Stated problem:
The lines from the beginning of the records below through the one holding "return (bottom - p) / (bottom - top)" are to be copied exactly; leave the pictures out.

___ Data rows ___

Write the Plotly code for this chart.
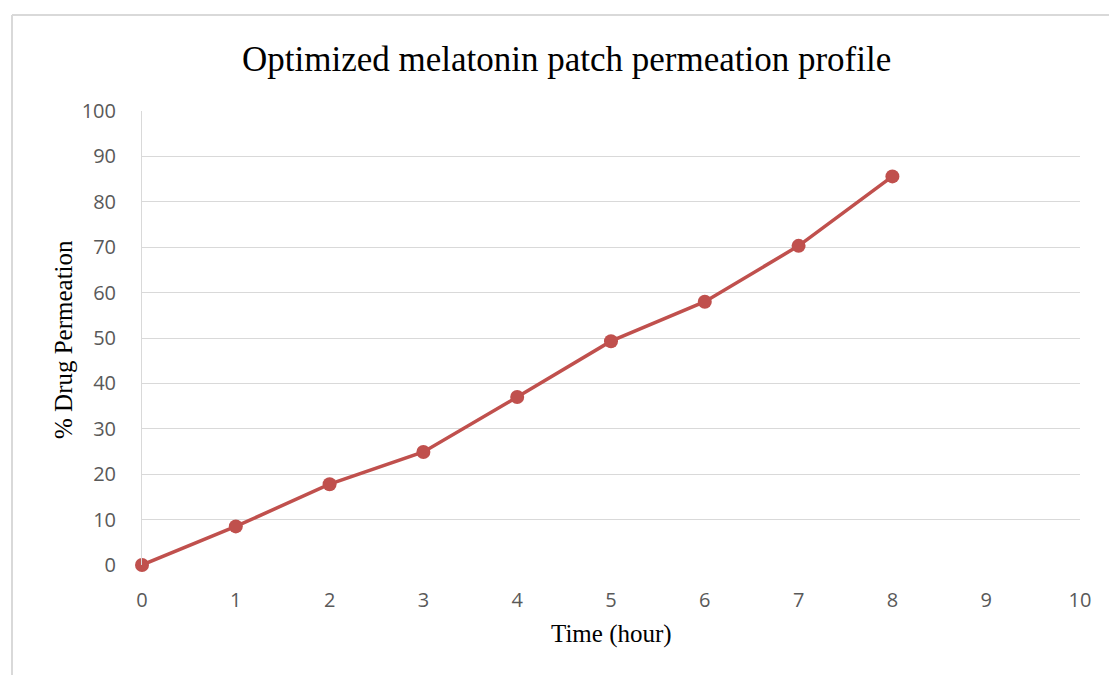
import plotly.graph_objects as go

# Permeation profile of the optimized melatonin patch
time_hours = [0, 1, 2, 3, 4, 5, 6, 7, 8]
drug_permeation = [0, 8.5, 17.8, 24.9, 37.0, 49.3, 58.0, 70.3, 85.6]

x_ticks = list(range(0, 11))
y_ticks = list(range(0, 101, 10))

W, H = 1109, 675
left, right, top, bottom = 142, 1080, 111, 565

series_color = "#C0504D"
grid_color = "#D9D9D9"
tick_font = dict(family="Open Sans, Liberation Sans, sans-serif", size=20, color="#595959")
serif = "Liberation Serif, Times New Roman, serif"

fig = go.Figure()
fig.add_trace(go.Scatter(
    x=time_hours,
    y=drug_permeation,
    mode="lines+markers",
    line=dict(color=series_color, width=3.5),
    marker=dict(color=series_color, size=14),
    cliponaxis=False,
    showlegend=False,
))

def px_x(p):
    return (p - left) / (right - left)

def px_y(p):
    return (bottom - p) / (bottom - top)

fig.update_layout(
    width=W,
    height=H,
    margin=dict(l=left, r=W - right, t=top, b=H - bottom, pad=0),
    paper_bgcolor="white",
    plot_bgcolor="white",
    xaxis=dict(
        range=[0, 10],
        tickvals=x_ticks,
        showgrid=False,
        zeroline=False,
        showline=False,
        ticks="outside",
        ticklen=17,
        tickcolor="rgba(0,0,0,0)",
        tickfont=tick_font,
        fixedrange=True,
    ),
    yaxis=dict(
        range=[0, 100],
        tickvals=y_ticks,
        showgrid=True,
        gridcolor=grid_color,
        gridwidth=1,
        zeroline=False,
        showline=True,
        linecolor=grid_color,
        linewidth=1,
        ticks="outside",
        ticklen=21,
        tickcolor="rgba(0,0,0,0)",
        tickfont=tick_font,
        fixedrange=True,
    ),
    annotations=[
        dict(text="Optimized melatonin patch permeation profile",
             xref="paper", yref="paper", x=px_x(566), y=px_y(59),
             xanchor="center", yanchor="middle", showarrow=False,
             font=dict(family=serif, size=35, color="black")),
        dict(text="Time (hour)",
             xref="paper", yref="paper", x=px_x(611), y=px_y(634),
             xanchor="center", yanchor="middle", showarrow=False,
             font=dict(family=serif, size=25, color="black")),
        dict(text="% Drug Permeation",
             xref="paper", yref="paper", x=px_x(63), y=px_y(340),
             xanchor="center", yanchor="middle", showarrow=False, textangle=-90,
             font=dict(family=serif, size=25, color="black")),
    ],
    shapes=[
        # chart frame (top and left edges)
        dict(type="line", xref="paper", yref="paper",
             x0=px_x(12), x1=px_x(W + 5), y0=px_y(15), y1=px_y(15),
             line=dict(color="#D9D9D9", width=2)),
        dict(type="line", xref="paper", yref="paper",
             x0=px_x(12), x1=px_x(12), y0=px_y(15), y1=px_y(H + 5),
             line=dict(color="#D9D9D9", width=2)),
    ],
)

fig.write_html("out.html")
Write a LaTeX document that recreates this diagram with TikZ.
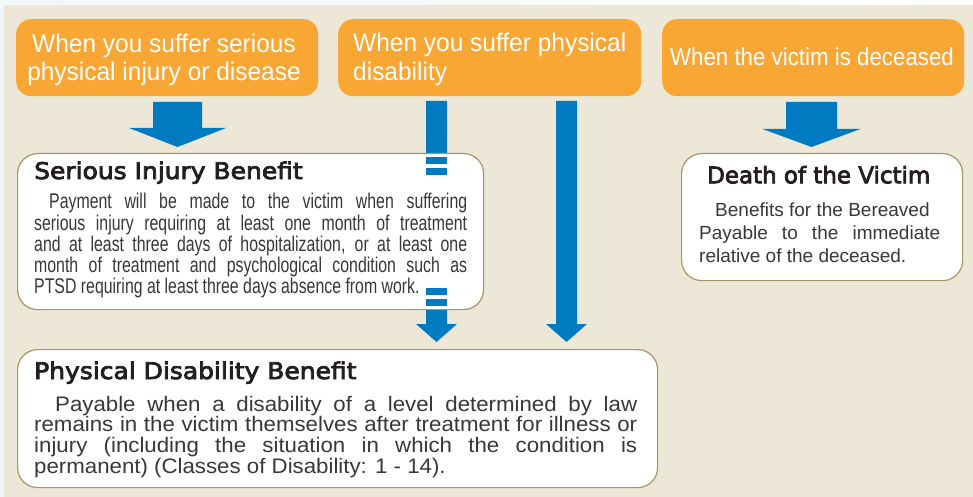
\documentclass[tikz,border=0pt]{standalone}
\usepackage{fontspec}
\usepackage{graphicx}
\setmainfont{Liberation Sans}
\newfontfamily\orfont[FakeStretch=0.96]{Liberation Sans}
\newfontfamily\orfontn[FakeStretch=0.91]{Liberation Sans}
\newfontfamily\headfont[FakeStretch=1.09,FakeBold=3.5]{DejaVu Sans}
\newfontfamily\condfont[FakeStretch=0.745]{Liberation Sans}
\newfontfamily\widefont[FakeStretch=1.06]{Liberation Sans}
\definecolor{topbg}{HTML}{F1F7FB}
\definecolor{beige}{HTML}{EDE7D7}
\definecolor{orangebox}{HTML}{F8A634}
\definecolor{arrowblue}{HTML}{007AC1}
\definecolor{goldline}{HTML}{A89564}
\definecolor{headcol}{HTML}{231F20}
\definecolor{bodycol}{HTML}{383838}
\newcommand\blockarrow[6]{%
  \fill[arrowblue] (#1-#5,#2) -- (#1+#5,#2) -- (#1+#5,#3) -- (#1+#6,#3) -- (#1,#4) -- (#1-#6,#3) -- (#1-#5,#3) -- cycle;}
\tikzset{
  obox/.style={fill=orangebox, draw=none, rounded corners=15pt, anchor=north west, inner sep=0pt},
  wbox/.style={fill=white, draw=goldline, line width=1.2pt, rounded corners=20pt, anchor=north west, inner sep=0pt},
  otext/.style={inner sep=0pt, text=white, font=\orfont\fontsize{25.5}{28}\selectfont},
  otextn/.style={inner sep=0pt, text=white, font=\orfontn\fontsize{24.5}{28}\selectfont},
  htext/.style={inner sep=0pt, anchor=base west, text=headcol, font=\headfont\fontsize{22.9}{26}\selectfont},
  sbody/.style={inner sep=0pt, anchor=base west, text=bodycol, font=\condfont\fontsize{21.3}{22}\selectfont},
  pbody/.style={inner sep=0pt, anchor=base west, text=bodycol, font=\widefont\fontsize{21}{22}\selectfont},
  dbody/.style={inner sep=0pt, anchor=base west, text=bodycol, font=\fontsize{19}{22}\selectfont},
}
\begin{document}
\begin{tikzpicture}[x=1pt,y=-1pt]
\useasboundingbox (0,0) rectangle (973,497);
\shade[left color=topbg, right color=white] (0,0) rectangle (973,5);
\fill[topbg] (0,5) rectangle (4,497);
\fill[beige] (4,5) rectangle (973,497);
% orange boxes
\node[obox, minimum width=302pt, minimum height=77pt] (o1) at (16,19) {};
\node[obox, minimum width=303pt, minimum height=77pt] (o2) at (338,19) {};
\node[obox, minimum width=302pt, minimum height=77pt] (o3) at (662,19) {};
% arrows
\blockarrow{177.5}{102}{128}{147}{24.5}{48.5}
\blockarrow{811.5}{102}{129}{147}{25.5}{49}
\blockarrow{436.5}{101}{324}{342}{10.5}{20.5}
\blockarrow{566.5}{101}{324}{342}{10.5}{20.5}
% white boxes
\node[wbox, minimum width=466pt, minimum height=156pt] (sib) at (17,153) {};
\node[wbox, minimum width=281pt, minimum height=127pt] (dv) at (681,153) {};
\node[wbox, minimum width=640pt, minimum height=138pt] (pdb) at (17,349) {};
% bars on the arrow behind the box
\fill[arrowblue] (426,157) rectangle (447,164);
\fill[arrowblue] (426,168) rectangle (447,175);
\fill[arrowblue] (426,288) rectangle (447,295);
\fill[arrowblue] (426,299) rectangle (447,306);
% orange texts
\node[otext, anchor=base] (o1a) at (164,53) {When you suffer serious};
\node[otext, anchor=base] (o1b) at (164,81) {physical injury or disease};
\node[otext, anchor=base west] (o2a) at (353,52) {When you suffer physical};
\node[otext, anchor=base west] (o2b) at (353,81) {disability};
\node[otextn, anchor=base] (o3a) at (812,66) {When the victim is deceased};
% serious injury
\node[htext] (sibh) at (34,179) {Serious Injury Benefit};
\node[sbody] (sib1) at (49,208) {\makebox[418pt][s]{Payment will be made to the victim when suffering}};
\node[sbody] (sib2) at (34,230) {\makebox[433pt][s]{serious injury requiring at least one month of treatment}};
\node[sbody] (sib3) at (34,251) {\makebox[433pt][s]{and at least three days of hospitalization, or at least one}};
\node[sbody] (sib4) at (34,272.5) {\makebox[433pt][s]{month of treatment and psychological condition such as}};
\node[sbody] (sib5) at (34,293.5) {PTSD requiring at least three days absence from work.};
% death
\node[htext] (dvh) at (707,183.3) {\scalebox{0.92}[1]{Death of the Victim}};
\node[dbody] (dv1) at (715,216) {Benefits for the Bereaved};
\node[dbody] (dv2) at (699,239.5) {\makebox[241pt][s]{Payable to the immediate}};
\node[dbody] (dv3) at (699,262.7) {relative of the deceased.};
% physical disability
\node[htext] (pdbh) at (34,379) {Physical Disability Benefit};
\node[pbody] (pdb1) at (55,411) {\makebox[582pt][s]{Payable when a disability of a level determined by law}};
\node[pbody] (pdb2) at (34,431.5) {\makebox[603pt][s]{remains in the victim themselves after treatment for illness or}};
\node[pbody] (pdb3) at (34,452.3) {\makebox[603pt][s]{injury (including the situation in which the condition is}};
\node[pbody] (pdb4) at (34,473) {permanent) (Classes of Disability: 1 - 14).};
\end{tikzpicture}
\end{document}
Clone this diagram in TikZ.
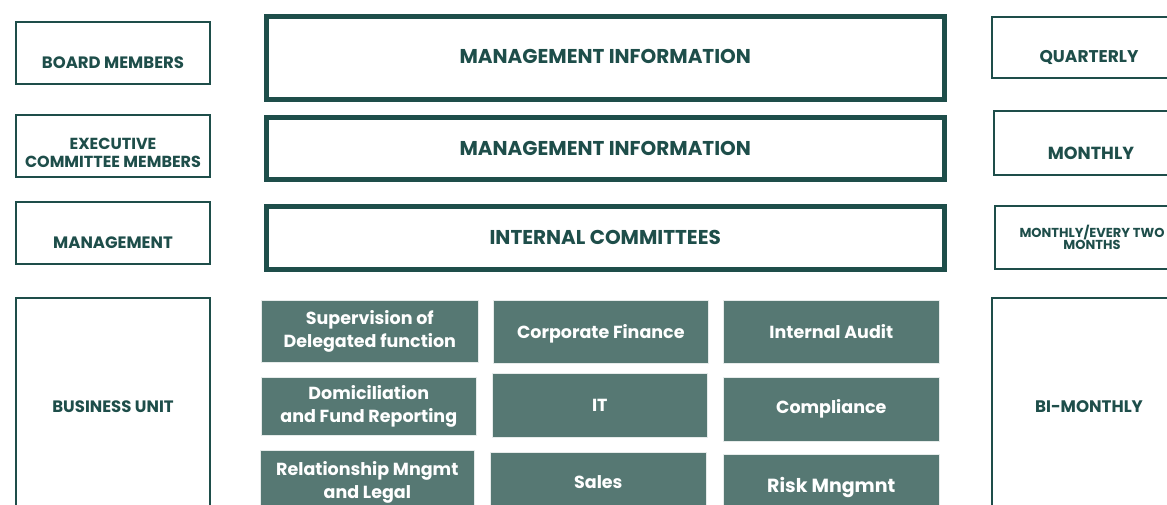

___

Finished task:
Write the Plotly code for this chart.
import plotly.graph_objects as go

# Permeation profile of the optimized melatonin patch
time_hours = [0, 1, 2, 3, 4, 5, 6, 7, 8]
drug_permeation = [0, 8.5, 17.8, 24.9, 37.0, 49.3, 58.0, 70.3, 85.6]

x_ticks = list(range(0, 11))
y_ticks = list(range(0, 101, 10))

W, H = 1109, 675
left, right, top, bottom = 142, 1080, 111, 565

series_color = "#C0504D"
grid_color = "#D9D9D9"
tick_font = dict(family="Open Sans, Liberation Sans, sans-serif", size=20, color="#595959")
serif = "Liberation Serif, Times New Roman, serif"

fig = go.Figure()
fig.add_trace(go.Scatter(
    x=time_hours,
    y=drug_permeation,
    mode="lines+markers",
    line=dict(color=series_color, width=3.5),
    marker=dict(color=series_color, size=14),
    cliponaxis=False,
    showlegend=False,
))

def px_x(p):
    return (p - left) / (right - left)

def px_y(p):
    return (bottom - p) / (bottom - top)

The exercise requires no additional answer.